"Be happy in your work"
4 April 2002
Warning: Spoilers
In 1957, a movie was premiered that was the most awe-inspiring of its time. It was a massive project, involving a collaboration of several countries and the building of a bridge. It was the film that put director David Lean on the map and brought home Best Picture and six other Oscars at the Academy Awards. Although Lean and producer Sam Spiegel later topped themselves with `Lawrence of Arabia' and their first film's flaws have since become apparent, `The Bridge on the River Kwai is still a landmark of motion pictures and still awes (Major spoilers up ahead).

`Madness! Madness!' The last words said in the film by Colonel Clipton can be used to sum up the film. Most of the major characters were mad in a way, but some more so than the others. Let's take Alec Guinness as Colonel Nicholson, one of his most renowned performances. Nicholson is a stiff upper lip officer, who believes that by building a ‘proper' bridge, he is helping the future and providing the prisoners with better work and self-esteem. He doesn't seem to take into account that this bridge will be used by the Japanese in Burma against the allies and that men are dying on the River Kwai. There are three other main characters in the story. Shears, played by William Holden, Colonel Saito, played by Sessue Hayakawa and Major Warden, played by Jack Hawkins. Shears, from what we can tell, doesn't want anything to do with the war or the P.O.W camp. He bribes officers and, when he escapes, tries to weasel his way out of going back. As an actor, Holden has always been, yet this movie will have us asking why. Hayakawa was 68 years old when he was cast as Saito, yet he doesn't look or act like it. Unlike Nicholson, he only builds the bridge because he has to. Like Shears, he does his duty because of what would happen if he did otherwise. The third character, Warden, is different on the other hand. He sees the war as a game, playing with his plastic explosives as if he's a kid with firecrackers. He also believes only in the mission, carrying around suicide pills should anyone have to be killed.

Speaking of the River Kwai, the actual story was worse than it is here and this is one of only two problems I have with the story. Hundreds, if not thousands, of prisoners of war died along this railway from causes such as malnutrition, dysentery, malaria, gangrene, beatings, exhaustion and torture. And some just wanted to die. This sugarcoating of the actual story is one of the most controversial parts of the movie, but what did you expect? This is a Hollywood Epic. This is where the film's only other problem comes in: It seems to have no major focus. We leave the Nicholson-Saito story just when we are to decide whether to cheer or boo Guinness so other events can be fitted in.

The Colonel Bogey March has become one of the most renowned scenes in film history. Originally, however, the song was almost not excepted because it had some rude lyrics. However, the scenes were the march is first used foreshadow other events to follow. The P.O.Ws march past `the graveyard' and the hospital were the sick are kept. They are like new recruits marching past battle hardened veterans as they go to war.

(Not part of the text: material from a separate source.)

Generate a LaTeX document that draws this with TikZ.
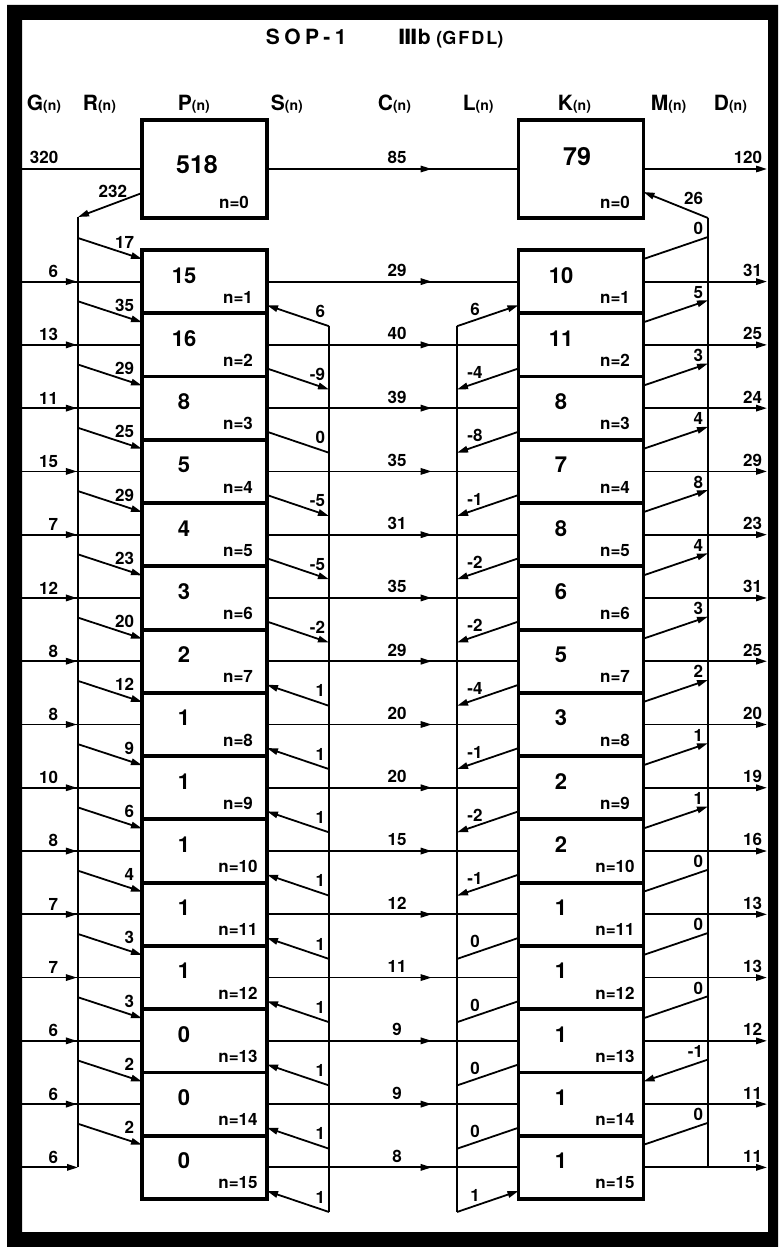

Shears remarks to Corporal Weaver, `We're going to be a busy pair of gravediggers'. The second time the march is used is near the end, as the gang marches across the bridge just before the commandos strike. The march, as happy as it may seem, is an omen of what is to happen next.

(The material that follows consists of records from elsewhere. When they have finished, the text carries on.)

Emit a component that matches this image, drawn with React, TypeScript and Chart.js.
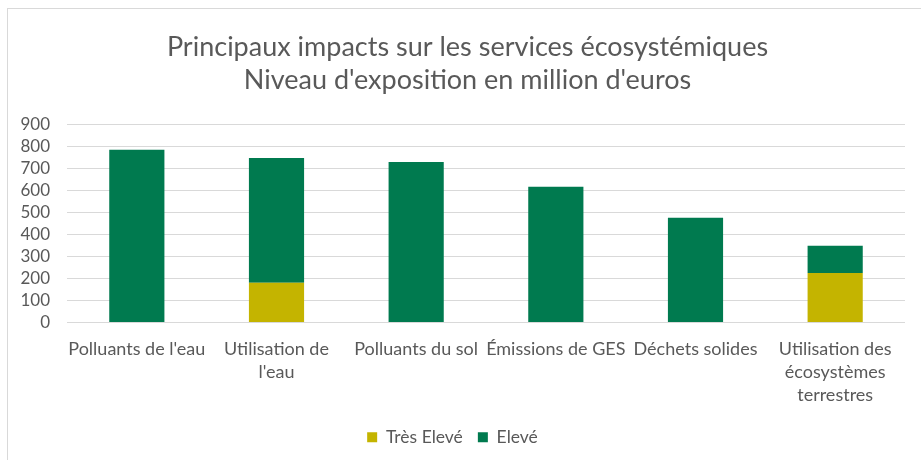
import React, { useEffect, useRef } from "react";
import { Chart, registerables } from "chart.js";

Chart.register(...registerables);

const categories: (string | string[])[] = [
  "Polluants de l'eau",
  ["Utilisation de", "l'eau"],
  "Polluants du sol",
  "Émissions de GES",
  "Déchets solides",
  ["Utilisation des", "écosystèmes", "terrestres"],
];
const tresEleve = [0, 180, 0, 0, 0, 225];
const eleve = [785, 568, 729, 617, 476, 124];
const titleLines = [
  "Principaux impacts sur les services écosystémiques",
  "Niveau d'exposition en million d'euros",
];

const FONT = "Lato";
const TEXT = "#595959";

const frame = {
  id: "frame",
  afterLayout(chart: any) {
    const tb = chart.titleBlock;
    if (tb) {
      tb.left = 30;
    }
  },
  afterDraw(chart: any) {
    const ctx = chart.ctx;
    ctx.save();
    ctx.strokeStyle = "#d9d9d9";
    ctx.lineWidth = 1;
    ctx.strokeRect(7.5, 8.5, 1000, 1000);
    ctx.restore();
  },
};

export default function App() {
  const ref = useRef<HTMLCanvasElement>(null);
  useEffect(() => {
    if (!ref.current) return;
    const chart = new Chart(ref.current, {
      type: "bar",
      data: {
        labels: categories,
        datasets: [
          { label: "Très Elevé", data: tresEleve, backgroundColor: "#c4b400", barPercentage: 0.79, categoryPercentage: 0.5 },
          { label: "Elevé", data: eleve, backgroundColor: "#007a4f", barPercentage: 0.79, categoryPercentage: 0.5 },
        ],
      },
      options: {
        animation: false,
        responsive: false,
        maintainAspectRatio: false,
        layout: { padding: { top: 25, right: 16, left: 0, bottom: 4 } },
        plugins: {
          title: {
            display: true,
            text: titleLines,
            color: TEXT,
            font: { family: FONT, size: 27, weight: "normal", lineHeight: 1.222 },
            padding: { top: 6, bottom: 27.5 },
          },
          legend: {
            position: "bottom",
            labels: {
              color: TEXT,
              font: { family: FONT, size: 17.5 },
              boxWidth: 10,
              boxHeight: 10,
              padding: 15,
            },
          },
          tooltip: { enabled: false },
        },
        scales: {
          x: {
            stacked: true,
            grid: { display: false },
            border: { display: false },
            ticks: {
              color: TEXT,
              font: { family: FONT, size: 18, lineHeight: 1.28 },
              maxRotation: 0,
              autoSkip: false,
              padding: 7,
            },
          },
          y: {
            stacked: true,
            min: 0,
            max: 900,
            border: { display: false },
            grid: { color: "#d9d9d9", drawTicks: false },
            ticks: {
              stepSize: 100,
              autoSkip: false,
              color: TEXT,
              font: { family: FONT, size: 17 },
              padding: 17,
            },
            afterFit(scale: any) {
              scale.width = 67;
            },
          },
        },
      },
      plugins: [frame],
    });
    return () => chart.destroy();
  }, []);
  return (
    <div style={{ position: "absolute", left: 0, top: 0, width: 921, height: 460, background: "#fff" }}>
      <canvas ref={ref} width={921} height={460} style={{ width: 921, height: 460 }} />
    </div>
  );
}
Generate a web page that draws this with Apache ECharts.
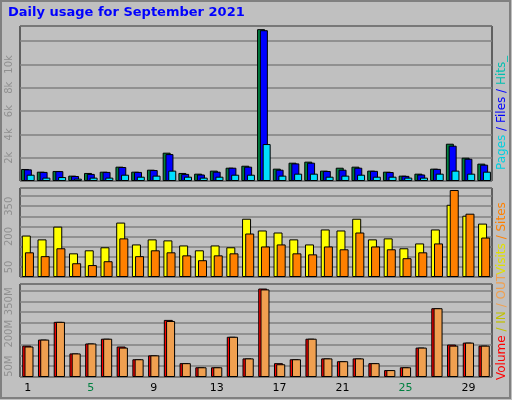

`There's always the unexpected'. John Milius once said that the commando mission in this movie is the best he has ever seen on film. Why? Because everything that could go wrong does. The team parachutes off course, one member is killed, they have to take an alternate route and Warden gets injured in the foot. However, they continue on and on. They finally reach the bridge, marveling at the quality of the structure and the apparent comradeship of the prisoners with the Japanese. They think that, from there, it's easy sailing. However, nature has a way of toying with them and are they really prepared to fight and kill others if the need arises?

Ironically, the person who destroys the bridge is the same man who advocated its construction. Nicholson's actions, however, still spark debate to this day. Many believe that he would never do such a thing and that he must have been knocked unconscious we he did what he did. However, what about his last line `What have I done?' In my view, though he loved the bridge like it was his own child, he realizes the enormity of what he has been doing and that he must kill his child.

In the end, the bridge is destroyed, but for what cost? Everyone involved is either dead or doomed to die. Their fates have been sealed. On the other hand, life has survived. The first shot we see in the movie is of a bird floating around in the sky. This represents nature's tranquillity, before it is disrupted by the machines of war. The last shot we see is of the same bird and once again is tranquillity. Only this time, it is a return to peace. Men may have kicked aside life in their quest to build and destroy a bridge, but they are only temporary visitors. Nature is a permanent resident.